#### DESCRIPTION OF THE TASK
Make an exact copy, from the records below, of the lines from the line containing "Recreate this image as a LaTeX" to the line containing "(5,5) rectangle (1897,1409);", both lines included, excluding pictures.

INPUT DATA start

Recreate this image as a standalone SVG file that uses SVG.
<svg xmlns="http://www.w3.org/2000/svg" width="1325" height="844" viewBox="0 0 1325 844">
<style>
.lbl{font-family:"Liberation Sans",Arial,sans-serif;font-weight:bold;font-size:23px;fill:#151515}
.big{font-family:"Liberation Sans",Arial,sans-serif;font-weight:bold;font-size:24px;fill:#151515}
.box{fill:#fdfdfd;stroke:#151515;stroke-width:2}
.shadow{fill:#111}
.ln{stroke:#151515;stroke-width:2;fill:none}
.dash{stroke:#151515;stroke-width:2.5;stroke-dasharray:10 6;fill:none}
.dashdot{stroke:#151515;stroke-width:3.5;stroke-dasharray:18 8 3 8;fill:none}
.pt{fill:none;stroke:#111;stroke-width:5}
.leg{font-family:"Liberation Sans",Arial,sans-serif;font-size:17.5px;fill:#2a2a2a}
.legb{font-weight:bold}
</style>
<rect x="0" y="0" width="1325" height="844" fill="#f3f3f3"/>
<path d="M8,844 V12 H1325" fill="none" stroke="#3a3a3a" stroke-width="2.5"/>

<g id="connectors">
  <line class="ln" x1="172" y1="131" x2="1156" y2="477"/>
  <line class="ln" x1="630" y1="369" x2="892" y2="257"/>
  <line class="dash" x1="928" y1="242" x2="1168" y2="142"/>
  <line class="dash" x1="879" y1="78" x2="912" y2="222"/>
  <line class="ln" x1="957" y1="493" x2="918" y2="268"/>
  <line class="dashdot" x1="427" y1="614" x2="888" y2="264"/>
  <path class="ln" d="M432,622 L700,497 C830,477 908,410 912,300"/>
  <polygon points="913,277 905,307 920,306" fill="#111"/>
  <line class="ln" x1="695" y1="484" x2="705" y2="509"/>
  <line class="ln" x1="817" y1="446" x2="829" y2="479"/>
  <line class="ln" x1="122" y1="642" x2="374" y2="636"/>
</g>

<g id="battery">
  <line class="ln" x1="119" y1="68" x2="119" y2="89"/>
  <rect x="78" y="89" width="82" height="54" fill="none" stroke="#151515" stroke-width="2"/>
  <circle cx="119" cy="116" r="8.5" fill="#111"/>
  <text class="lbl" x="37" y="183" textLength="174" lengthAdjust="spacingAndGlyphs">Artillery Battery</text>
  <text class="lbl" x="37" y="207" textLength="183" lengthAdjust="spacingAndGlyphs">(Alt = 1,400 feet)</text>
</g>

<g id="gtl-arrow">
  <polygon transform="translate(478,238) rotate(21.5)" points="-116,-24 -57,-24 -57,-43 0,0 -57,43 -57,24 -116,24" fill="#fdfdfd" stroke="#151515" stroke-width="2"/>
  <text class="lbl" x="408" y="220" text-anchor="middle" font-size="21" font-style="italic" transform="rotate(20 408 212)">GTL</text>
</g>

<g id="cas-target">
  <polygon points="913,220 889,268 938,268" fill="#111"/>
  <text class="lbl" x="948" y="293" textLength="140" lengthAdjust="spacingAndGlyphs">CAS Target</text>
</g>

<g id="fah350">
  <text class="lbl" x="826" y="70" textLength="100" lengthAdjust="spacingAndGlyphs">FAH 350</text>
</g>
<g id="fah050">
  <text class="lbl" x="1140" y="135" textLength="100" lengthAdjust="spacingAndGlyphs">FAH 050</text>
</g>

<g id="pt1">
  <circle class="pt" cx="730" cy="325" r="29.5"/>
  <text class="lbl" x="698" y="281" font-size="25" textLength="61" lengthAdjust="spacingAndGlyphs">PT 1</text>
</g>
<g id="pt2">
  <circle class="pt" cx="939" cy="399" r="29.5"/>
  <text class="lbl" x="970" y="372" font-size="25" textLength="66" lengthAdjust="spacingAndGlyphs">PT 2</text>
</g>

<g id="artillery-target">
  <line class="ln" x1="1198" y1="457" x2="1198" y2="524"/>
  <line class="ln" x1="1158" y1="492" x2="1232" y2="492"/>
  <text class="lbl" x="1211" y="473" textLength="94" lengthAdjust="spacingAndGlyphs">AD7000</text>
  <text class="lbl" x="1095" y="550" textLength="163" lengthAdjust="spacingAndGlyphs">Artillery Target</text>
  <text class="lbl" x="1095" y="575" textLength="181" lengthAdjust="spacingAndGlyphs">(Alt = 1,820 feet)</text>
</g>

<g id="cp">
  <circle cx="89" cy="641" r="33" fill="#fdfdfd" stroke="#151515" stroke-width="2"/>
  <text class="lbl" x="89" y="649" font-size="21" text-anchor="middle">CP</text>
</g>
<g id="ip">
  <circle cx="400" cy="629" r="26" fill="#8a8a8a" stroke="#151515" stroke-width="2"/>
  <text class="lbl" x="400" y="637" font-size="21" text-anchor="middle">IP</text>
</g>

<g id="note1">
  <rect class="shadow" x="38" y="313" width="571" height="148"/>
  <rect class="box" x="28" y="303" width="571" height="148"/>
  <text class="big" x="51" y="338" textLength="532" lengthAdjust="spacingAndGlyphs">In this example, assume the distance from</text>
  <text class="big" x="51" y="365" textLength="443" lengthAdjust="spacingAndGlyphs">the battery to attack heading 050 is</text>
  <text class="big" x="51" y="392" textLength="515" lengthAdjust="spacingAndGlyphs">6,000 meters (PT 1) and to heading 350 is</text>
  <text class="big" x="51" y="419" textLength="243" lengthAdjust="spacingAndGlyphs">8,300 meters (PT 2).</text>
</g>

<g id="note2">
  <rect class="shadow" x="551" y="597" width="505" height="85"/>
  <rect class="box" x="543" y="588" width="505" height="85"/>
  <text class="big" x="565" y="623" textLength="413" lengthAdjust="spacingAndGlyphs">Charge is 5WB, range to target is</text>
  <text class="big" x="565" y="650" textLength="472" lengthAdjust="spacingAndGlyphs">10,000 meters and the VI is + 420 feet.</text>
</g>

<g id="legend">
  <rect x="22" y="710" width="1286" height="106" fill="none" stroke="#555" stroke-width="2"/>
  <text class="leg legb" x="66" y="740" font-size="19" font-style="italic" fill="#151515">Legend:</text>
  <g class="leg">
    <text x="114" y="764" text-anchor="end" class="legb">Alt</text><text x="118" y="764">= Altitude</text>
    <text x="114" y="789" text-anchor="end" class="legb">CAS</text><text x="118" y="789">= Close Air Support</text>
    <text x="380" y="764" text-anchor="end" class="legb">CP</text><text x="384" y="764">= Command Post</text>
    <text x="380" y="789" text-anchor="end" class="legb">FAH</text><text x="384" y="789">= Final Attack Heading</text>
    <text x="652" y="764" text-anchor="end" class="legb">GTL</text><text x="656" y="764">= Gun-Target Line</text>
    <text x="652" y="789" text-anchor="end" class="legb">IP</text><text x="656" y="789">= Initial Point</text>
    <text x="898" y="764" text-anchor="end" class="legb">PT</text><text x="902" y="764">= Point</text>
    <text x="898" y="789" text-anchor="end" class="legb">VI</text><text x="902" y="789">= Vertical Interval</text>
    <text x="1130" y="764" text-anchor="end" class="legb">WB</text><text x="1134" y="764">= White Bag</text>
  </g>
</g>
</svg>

INPUT DATA end
INPUT DATA start

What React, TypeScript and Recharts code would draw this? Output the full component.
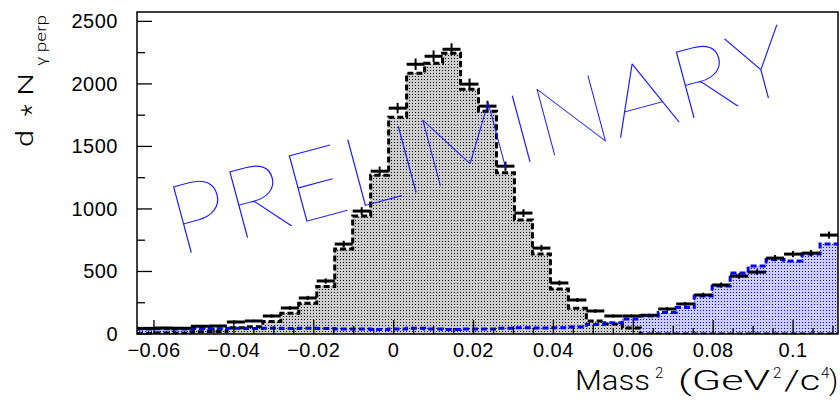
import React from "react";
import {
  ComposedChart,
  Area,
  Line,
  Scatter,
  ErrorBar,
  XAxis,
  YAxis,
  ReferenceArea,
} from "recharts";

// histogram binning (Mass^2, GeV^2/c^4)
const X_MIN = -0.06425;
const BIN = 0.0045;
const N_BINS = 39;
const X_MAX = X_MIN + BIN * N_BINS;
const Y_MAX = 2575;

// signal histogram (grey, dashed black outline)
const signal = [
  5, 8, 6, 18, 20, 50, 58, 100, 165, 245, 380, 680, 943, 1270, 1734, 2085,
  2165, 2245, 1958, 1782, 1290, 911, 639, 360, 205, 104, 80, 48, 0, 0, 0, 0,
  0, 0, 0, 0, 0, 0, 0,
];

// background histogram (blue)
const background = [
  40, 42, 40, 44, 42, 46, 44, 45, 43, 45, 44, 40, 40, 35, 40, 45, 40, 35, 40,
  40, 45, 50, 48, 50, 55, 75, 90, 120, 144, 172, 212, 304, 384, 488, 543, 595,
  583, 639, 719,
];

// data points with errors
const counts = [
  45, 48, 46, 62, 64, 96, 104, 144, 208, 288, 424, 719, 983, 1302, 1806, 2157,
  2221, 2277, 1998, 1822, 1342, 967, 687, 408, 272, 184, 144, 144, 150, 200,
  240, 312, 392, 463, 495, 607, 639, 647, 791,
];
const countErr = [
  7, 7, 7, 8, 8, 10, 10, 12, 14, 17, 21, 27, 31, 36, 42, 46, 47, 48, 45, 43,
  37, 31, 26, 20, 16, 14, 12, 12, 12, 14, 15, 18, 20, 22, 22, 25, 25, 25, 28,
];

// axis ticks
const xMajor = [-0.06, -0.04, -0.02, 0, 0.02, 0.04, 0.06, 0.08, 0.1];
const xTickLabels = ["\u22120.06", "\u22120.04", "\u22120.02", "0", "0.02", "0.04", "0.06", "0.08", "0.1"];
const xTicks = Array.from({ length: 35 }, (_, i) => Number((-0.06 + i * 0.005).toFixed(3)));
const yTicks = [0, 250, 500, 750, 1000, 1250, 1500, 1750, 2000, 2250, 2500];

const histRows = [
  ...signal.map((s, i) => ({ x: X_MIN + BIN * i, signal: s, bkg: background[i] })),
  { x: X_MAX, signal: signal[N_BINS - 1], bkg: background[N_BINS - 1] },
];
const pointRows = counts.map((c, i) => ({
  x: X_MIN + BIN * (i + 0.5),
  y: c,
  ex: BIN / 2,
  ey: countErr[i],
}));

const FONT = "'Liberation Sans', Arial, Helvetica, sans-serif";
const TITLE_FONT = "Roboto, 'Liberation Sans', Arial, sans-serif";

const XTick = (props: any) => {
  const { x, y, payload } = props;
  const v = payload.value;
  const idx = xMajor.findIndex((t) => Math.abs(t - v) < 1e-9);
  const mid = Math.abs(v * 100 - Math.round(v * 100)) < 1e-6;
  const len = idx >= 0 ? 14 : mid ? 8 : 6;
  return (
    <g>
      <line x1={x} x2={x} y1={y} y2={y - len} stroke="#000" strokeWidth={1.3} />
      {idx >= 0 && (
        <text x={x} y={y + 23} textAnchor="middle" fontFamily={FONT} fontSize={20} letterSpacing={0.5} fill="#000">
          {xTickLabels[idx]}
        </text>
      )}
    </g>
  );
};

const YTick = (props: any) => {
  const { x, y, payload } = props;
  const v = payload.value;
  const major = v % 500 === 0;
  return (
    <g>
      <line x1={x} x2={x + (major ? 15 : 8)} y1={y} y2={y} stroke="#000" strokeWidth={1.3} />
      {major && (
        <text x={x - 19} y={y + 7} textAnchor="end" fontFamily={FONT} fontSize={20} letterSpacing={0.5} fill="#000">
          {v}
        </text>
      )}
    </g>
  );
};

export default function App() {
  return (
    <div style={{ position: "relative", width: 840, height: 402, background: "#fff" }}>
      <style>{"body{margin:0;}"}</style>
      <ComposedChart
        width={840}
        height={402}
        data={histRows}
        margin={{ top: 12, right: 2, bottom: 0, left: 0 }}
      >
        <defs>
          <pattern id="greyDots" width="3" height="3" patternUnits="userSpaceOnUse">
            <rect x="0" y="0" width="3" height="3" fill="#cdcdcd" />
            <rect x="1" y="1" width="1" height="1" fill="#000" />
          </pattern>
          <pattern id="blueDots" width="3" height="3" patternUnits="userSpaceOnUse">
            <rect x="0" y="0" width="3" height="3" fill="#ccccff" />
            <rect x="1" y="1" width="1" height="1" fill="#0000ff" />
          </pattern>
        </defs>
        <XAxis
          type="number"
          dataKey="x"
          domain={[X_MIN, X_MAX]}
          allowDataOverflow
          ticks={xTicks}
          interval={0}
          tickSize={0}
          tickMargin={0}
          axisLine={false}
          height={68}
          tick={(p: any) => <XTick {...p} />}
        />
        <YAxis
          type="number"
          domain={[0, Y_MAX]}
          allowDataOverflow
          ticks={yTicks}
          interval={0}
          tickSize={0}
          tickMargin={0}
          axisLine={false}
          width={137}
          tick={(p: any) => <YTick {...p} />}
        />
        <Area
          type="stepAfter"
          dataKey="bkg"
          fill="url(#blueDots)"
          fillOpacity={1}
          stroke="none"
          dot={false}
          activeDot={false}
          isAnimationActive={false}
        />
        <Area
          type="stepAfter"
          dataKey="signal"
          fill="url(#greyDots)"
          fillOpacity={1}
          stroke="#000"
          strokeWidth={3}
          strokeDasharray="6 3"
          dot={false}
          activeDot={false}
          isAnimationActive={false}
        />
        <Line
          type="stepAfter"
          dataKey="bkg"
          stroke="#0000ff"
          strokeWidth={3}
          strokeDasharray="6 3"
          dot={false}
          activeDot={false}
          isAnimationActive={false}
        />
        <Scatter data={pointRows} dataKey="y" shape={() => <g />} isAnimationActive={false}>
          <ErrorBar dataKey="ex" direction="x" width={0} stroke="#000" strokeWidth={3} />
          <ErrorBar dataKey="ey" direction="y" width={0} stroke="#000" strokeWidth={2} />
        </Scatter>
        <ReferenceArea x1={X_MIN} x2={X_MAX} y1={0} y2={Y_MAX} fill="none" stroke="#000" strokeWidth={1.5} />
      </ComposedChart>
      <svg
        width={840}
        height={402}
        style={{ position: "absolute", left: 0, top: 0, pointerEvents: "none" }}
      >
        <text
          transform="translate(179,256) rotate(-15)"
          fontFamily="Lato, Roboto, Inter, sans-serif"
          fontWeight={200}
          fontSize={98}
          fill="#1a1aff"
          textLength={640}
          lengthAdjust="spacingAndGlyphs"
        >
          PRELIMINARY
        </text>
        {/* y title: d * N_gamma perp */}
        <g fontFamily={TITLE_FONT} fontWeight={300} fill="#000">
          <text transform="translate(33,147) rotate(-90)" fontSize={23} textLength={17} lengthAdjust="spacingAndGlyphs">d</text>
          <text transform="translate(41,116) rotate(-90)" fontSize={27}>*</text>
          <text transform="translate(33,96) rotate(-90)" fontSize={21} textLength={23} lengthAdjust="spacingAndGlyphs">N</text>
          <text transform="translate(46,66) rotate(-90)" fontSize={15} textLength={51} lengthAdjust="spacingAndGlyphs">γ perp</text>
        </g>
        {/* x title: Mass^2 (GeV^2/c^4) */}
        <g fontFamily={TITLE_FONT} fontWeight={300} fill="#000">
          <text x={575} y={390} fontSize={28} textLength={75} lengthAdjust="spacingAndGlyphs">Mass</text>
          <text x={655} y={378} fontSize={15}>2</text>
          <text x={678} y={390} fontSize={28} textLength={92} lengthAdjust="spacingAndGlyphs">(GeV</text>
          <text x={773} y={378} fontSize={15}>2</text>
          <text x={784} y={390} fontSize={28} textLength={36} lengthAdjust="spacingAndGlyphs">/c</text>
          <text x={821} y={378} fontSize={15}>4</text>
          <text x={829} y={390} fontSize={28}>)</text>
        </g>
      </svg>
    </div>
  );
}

INPUT DATA end
INPUT DATA start

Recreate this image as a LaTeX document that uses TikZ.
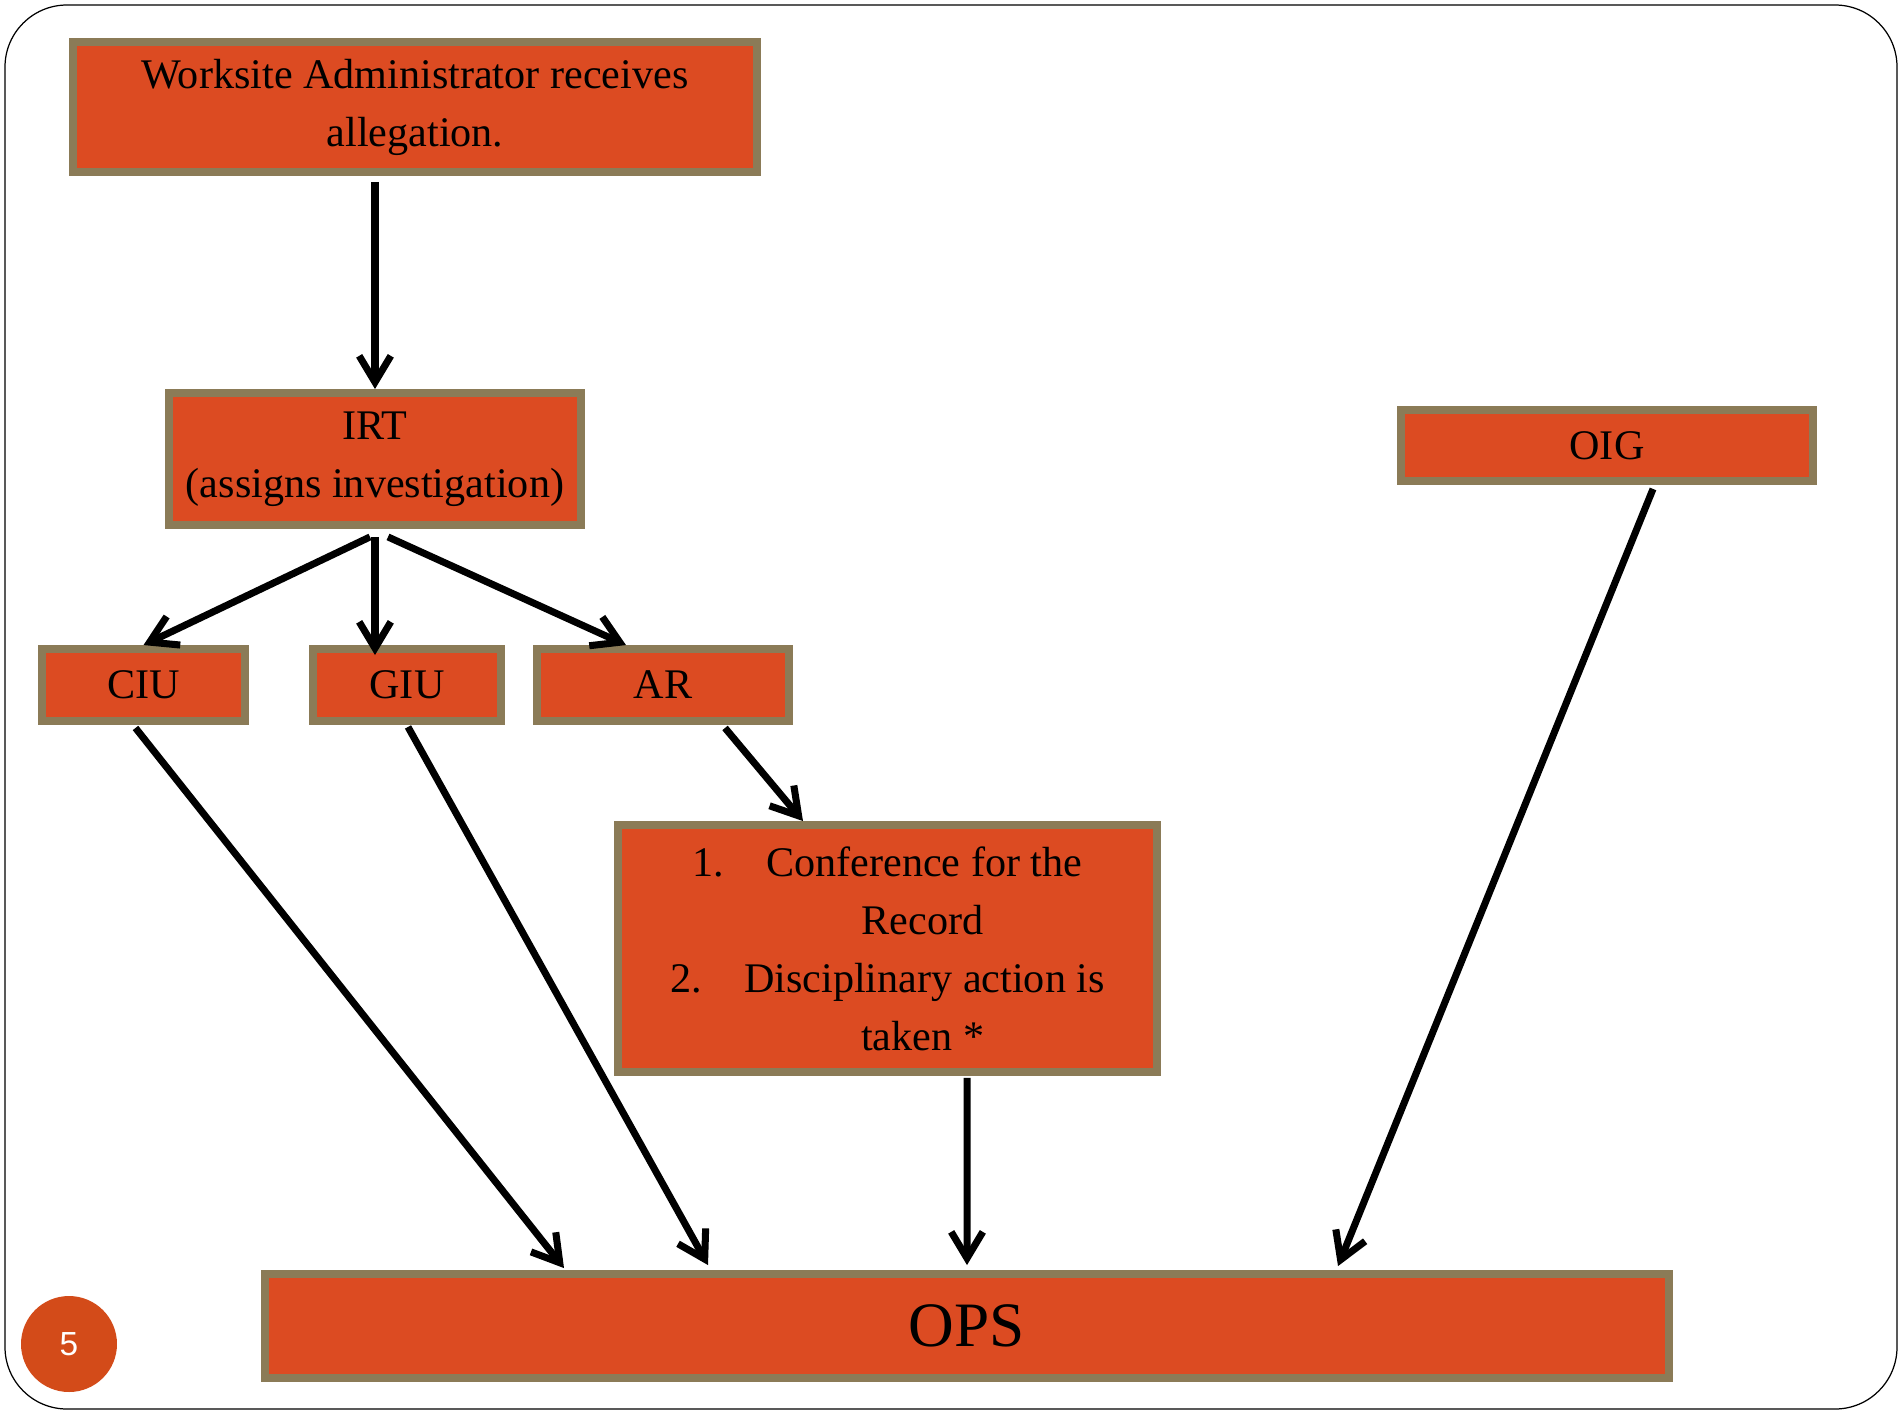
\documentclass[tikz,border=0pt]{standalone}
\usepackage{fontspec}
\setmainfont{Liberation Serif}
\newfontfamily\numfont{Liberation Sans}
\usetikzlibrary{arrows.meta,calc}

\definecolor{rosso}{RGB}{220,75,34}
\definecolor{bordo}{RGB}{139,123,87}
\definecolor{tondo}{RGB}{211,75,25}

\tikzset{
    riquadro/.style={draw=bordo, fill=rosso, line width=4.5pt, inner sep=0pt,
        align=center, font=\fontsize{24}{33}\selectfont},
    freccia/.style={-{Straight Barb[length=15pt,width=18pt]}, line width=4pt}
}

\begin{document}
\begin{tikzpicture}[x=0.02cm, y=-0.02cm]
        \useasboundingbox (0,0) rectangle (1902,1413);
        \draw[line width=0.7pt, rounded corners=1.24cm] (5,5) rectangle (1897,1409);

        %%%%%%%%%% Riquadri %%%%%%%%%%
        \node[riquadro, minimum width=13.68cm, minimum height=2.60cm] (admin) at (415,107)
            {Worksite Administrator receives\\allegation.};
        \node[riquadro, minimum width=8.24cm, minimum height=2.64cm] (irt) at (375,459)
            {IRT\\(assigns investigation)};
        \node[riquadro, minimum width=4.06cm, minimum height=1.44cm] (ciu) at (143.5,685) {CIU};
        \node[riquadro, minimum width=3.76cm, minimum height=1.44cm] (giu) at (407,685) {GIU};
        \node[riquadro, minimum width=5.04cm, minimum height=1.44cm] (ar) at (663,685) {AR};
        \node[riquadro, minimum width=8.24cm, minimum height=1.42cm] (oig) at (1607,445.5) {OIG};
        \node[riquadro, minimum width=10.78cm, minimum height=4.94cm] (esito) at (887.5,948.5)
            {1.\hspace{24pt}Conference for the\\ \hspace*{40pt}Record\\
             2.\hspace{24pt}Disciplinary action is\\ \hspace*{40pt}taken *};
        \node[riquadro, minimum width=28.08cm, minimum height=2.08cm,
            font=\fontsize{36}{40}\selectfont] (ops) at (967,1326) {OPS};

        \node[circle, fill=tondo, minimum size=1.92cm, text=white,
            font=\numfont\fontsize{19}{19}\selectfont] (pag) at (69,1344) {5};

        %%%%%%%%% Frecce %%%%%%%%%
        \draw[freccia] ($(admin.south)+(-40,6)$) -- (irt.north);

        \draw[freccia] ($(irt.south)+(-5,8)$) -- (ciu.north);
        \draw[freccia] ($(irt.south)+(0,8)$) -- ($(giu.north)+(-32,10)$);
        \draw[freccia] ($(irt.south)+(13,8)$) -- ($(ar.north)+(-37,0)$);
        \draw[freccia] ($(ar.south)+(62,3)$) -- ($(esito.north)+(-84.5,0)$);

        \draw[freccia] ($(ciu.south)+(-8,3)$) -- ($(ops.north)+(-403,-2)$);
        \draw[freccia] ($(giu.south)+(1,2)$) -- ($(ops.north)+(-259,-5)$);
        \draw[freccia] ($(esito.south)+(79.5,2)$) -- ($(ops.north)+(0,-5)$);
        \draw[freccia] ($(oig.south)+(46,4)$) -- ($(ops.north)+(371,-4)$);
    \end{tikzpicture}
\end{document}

INPUT DATA end

#### EXERCISE RESULT
Recreate this image as a LaTeX document that uses TikZ.
\documentclass[tikz,border=0pt]{standalone}
\usepackage{fontspec}
\setmainfont{Liberation Serif}
\newfontfamily\numfont{Liberation Sans}
\usetikzlibrary{arrows.meta,calc}

\definecolor{rosso}{RGB}{220,75,34}
\definecolor{bordo}{RGB}{139,123,87}
\definecolor{tondo}{RGB}{211,75,25}

\tikzset{
    riquadro/.style={draw=bordo, fill=rosso, line width=4.5pt, inner sep=0pt,
        align=center, font=\fontsize{24}{33}\selectfont},
    freccia/.style={-{Straight Barb[length=15pt,width=18pt]}, line width=4pt}
}

\begin{document}
\begin{tikzpicture}[x=0.02cm, y=-0.02cm]
        \useasboundingbox (0,0) rectangle (1902,1413);
        \draw[line width=0.7pt, rounded corners=1.24cm] (5,5) rectangle (1897,1409);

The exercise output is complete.